La caméra de Minghella est en constant mouvement, ce qui peut parfois distraire et sortir le spectateur de la scène. La directrice de la photographie Autumn Durald fait un excellent travail, capturant la beauté de la campagne dans les moments intérieurs de Violet, tout comme le lumineux agressant de la compétition de chant. Le montage marque les esprits également, jouant habilement avec le rythme des pièces musicales. Même s’il s’agit d’un drame musical, Max Minghella démontre un grand talent pour rapidement instaurer une tension (en quelques secondes seulement), ce qui rend son film très prenant pour ses spectateurs.

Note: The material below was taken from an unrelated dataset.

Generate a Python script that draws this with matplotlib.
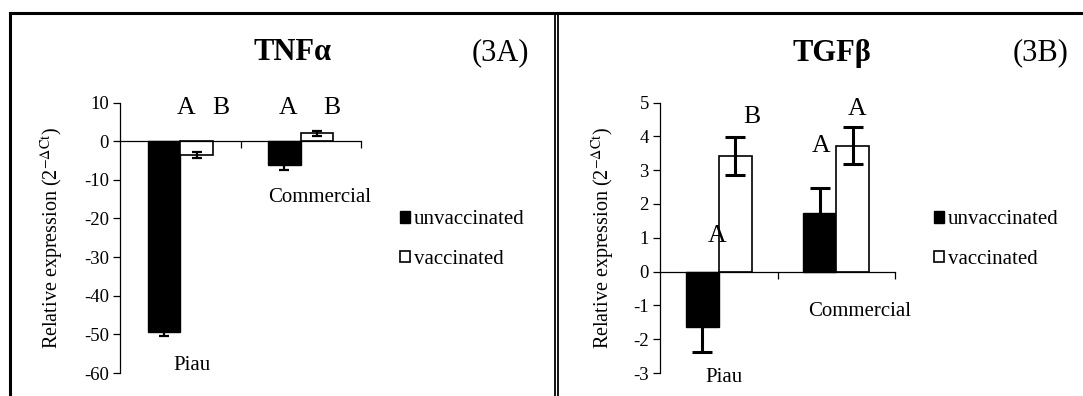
import numpy as np
import matplotlib.pyplot as plt
from matplotlib.lines import Line2D

plt.rcParams['font.family'] = ['Liberation Serif', 'DejaVu Serif']
plt.rcParams['mathtext.fontset'] = 'stix'
plt.rcParams['axes.unicode_minus'] = False

groups = ['Piau', 'Commercial']
series = ['unvaccinated', 'vaccinated']

tnf_unvac = [-49.5, -6.3]
tnf_unvac_err = [1.0, 1.2]
tnf_vac = [-3.6, 2.0]
tnf_vac_err = [0.7, 0.7]
tnf_letters = [['A', 'B'], ['A', 'B']]

tgf_unvac = [-1.63, 1.72]
tgf_unvac_err = [0.75, 0.75]
tgf_vac = [3.42, 3.72]
tgf_vac_err = [0.55, 0.55]
tgf_letters = [['A', 'B'], ['A', 'A']]

W, H = 1083, 396
fig = plt.figure(figsize=(W / 100, H / 100), dpi=100)


def fx(px):
    return px / W


def fy(py):
    return 1 - py / H


def panel(x0, x1, ylo, yhi, ticks, unvac, unvac_err, vac, vac_err, width, capsize, elw):
    ax = fig.add_axes([fx(x0), fy(373), fx(x1) - fx(x0), fy(102.5) - fy(373)])
    x = np.arange(len(groups))
    ax.bar(x - width / 2, unvac, width, color='black', edgecolor='black', linewidth=1,
           yerr=unvac_err, error_kw=dict(ecolor='black', capsize=capsize, elinewidth=elw, capthick=elw),
           label=series[0])
    ax.bar(x + width / 2, vac, width, color='white', edgecolor='black', linewidth=1.2,
           yerr=vac_err, error_kw=dict(ecolor='black', capsize=capsize, elinewidth=elw, capthick=elw),
           label=series[1])
    ax.set_xlim(-0.5, 1.5)
    ax.set_ylim(ylo, yhi)
    ax.set_yticks(ticks)
    ax.set_xticks([0.5, 1.5])
    ax.tick_params(axis='x', labelbottom=False, direction='out', length=5, width=0.9)
    ax.tick_params(axis='y', direction='out', length=5, width=0.9, labelsize=13.5, pad=3)
    ax.spines['top'].set_visible(False)
    ax.spines['right'].set_visible(False)
    ax.spines['bottom'].set_position(('data', 0))
    ax.spines['bottom'].set_linewidth(0.9)
    ax.spines['left'].set_linewidth(0.9)
    ax.patch.set_alpha(0)
    return ax


def add_legend(ax, xpx):
    ax.legend(loc='upper left', bbox_to_anchor=(fx(xpx), fy(210)), bbox_transform=fig.transFigure,
              frameon=False, fontsize=15, handlelength=0.5, handleheight=0.5, handletextpad=0.15,
              labelspacing=1.0, borderpad=0, borderaxespad=0)


# TNFa panel
ax1 = panel(120, 361, -60, 10, np.arange(-60, 11, 10), tnf_unvac, tnf_unvac_err,
            tnf_vac, tnf_vac_err, 0.27, 3.5, 1.6)
for (xp, yp), s in zip([(0.046, 8.7), (0.336, 8.7), (0.891, 8.7), (1.255, 8.7)],
                       sum(tnf_letters, [])):
    ax1.text(xp, yp, s, ha='center', va='center', fontsize=18.5)
ax1.text(0.096, -58.0, groups[0], ha='center', va='center', fontsize=15)
ax1.text(1.156, -14.7, groups[1], ha='center', va='center', fontsize=15)
add_legend(ax1, 400)

# TGFb panel
ax2 = panel(660, 895, -3, 5, np.arange(-3, 6, 1), tgf_unvac, tgf_unvac_err,
            tgf_vac, tgf_vac_err, 0.28, 7, 2.2)
for (xp, yp), s in zip([(-0.015, 1.04), (0.283, 4.56), (0.870, 3.7), (1.177, 4.8)],
                       sum(tgf_letters, [])):
    ax2.text(xp, yp, s, ha='center', va='center', fontsize=18.5)
ax2.text(0.045, -3.14, groups[0], ha='center', va='center', fontsize=15, clip_on=False)
ax2.text(1.20, -1.18, groups[1], ha='center', va='center', fontsize=15)
add_legend(ax2, 934)

# titles and panel tags
fig.text(fx(292), fy(53), 'TNFα', ha='center', va='center', fontsize=22, fontweight='bold')
fig.text(fx(500), fy(53), '(3A)', ha='center', va='center', fontsize=22)
fig.text(fx(832), fy(53), 'TGFβ', ha='center', va='center', fontsize=22, fontweight='bold')
fig.text(fx(1041), fy(53), '(3B)', ha='center', va='center', fontsize=22)

ylab = r'Relative expression (2$^{-\Delta\mathrm{Ct}}$)'
fig.text(fx(52), fy(238), ylab, rotation=90, ha='center', va='center', fontsize=14.5)
fig.text(fx(603), fy(238), ylab, rotation=90, ha='center', va='center', fontsize=14.5)

# panel borders
for xs, ys, lw in [([9.5, 9.5], [400, 13], 2.2), ([9.5, 555], [13, 13], 2.2),
                   ([555, 555], [13, 400], 1.3), ([558, 558], [13, 400], 1.3),
                   ([558, 1090], [13, 13], 2.2)]:
    fig.add_artist(Line2D([fx(v) for v in xs], [fy(v) for v in ys], color='black', linewidth=lw))

fig.savefig('out.png', dpi=100)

Si on pardonne quelques raccourcis scénaristiques au film, malheureusement, la fin nous laisse sur notre faim. Même si l’on comprend par sa conclusion que le sujet du long métrage était cette transformation d’une adolescente talentueuse de campagne vers la gloire internationale, le film se conclut à cette finale de Teen Spirit (la compétition). Cette fin soudaine surprend, même si elle fait sens maintenant que Violet a trouvé sa propre voix. Le film a tout de même cet avantage d’être entraînant à travers sa musique qui en vaut un visionnement et une écoute.